The mayor’s office had joined forces over two years with employers, job seekers, social service agencies and other key stakeholders to shape the local hire initiative. That’s why, according to Ashleigh Gardere, senior adviser to New Orleans Mayor Mitch Landrieu and director of the Network for Economic Opportunity at the city of New Orleans, the city was able to quickly mobilize opposition to Appel’s ban. A letter of opposition was sent to the governor of Louisiana, and two letters to the editor — one by Landrieu and another by state representative Denise Marcelle — were published in the Times-Picayune and the Baton Rouge Advocate.

With the help of local labor advocates from Stand With Dignity, part of the New Orleans Workers’ Center for Racial Justice, city officials assembled dozens of community stakeholders they had worked with in drafting the policy to testify in support of Hire NOLA. Faced with this supporter turnout at the hearing, on May 23 the House Transportation Committee voted to reject the ban by a 6-8 vote.

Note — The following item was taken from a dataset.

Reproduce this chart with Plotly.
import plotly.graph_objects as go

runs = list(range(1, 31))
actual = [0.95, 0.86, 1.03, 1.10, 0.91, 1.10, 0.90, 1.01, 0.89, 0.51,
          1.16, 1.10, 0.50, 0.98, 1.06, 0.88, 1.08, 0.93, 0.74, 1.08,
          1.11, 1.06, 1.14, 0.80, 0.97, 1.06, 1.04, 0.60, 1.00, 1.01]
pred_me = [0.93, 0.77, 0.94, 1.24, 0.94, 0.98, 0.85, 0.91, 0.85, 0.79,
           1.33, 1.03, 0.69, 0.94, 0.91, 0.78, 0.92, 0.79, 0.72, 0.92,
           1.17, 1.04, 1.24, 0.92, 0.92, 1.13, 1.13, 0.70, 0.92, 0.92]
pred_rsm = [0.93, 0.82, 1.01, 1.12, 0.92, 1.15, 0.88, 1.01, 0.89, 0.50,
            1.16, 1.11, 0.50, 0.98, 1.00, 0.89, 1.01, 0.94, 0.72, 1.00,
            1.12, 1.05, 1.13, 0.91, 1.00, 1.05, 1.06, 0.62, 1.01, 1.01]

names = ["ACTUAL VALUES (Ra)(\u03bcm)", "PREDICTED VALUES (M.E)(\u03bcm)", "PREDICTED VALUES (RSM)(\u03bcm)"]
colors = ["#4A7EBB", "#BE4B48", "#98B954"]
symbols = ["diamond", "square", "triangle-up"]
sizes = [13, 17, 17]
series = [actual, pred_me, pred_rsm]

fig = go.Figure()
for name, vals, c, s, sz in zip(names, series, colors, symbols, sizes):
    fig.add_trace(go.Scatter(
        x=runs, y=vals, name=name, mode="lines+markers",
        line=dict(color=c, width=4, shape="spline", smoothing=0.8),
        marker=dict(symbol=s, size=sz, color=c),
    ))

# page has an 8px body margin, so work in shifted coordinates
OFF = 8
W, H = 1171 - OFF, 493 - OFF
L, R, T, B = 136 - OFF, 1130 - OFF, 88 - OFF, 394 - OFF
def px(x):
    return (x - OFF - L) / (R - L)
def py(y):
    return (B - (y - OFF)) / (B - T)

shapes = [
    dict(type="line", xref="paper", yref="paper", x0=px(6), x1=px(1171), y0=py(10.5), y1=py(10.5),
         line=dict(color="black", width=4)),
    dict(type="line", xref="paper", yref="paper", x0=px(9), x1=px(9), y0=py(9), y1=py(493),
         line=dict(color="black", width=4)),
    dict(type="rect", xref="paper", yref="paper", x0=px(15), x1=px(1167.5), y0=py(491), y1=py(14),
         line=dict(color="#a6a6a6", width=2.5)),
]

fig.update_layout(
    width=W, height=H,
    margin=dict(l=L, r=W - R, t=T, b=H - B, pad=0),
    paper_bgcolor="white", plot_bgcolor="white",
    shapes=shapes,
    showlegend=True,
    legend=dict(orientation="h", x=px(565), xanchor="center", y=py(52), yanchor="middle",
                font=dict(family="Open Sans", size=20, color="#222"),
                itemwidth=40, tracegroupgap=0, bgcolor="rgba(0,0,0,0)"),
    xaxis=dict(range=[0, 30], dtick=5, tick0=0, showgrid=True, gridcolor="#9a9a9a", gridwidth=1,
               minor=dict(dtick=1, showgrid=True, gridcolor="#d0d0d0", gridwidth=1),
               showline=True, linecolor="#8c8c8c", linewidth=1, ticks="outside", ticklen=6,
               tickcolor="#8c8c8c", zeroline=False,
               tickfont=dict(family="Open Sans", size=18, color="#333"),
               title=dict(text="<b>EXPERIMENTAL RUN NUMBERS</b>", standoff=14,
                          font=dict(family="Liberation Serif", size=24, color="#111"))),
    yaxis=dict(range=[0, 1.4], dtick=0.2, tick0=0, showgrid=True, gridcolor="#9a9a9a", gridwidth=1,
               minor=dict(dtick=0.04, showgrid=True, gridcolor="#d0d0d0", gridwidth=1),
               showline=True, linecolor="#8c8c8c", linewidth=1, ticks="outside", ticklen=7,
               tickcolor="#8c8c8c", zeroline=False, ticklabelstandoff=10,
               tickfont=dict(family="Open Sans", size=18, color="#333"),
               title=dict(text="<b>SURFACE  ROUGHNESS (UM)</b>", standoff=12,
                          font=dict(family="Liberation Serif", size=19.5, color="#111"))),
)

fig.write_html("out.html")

Unfortunately, this victory is one of few examples where state preemption efforts have failed. As in Cleveland and Nashville, and numerous other cities, local progressive laws preventing wage theft, increasing inclusionary zoning, requiring living wages, combating predatory lending, strengthening gun control and many others have been overturned in recent years.

So how can city leaders and local advocates fight back? Educating state legislators on the value of protecting local policymaking is key, said Beach.

“We’ve seen that when state legislators have the opportunity to understand the ramifications of state preemption, they tend to vote to preserve local authority and protect residents from powerful special interests that seek to override local policies,” Beach explained, so it’s crucial to educate legislators about the need to protect local policies that address core equity issues — especially those, like Nashville’s Amendment 3, that receive overwhelming support from local voters.

In addition to educating those at the top, grassroots work to engage broad coalitions, including local businesses, in the process of designing and advocating for progressive policies helps build the kind of community support that can help cities challenge state preemption bills.

“It’s got to be the people’s work,” Gardere said. “It’s easy for state legislatures to take down one Ashleigh Gardere, but when you have robust community engagement from the public and private sector, then you have that force, that manpower, to fight back for what you know works.”

The Equity Factor is made possible with the support of the Surdna Foundation.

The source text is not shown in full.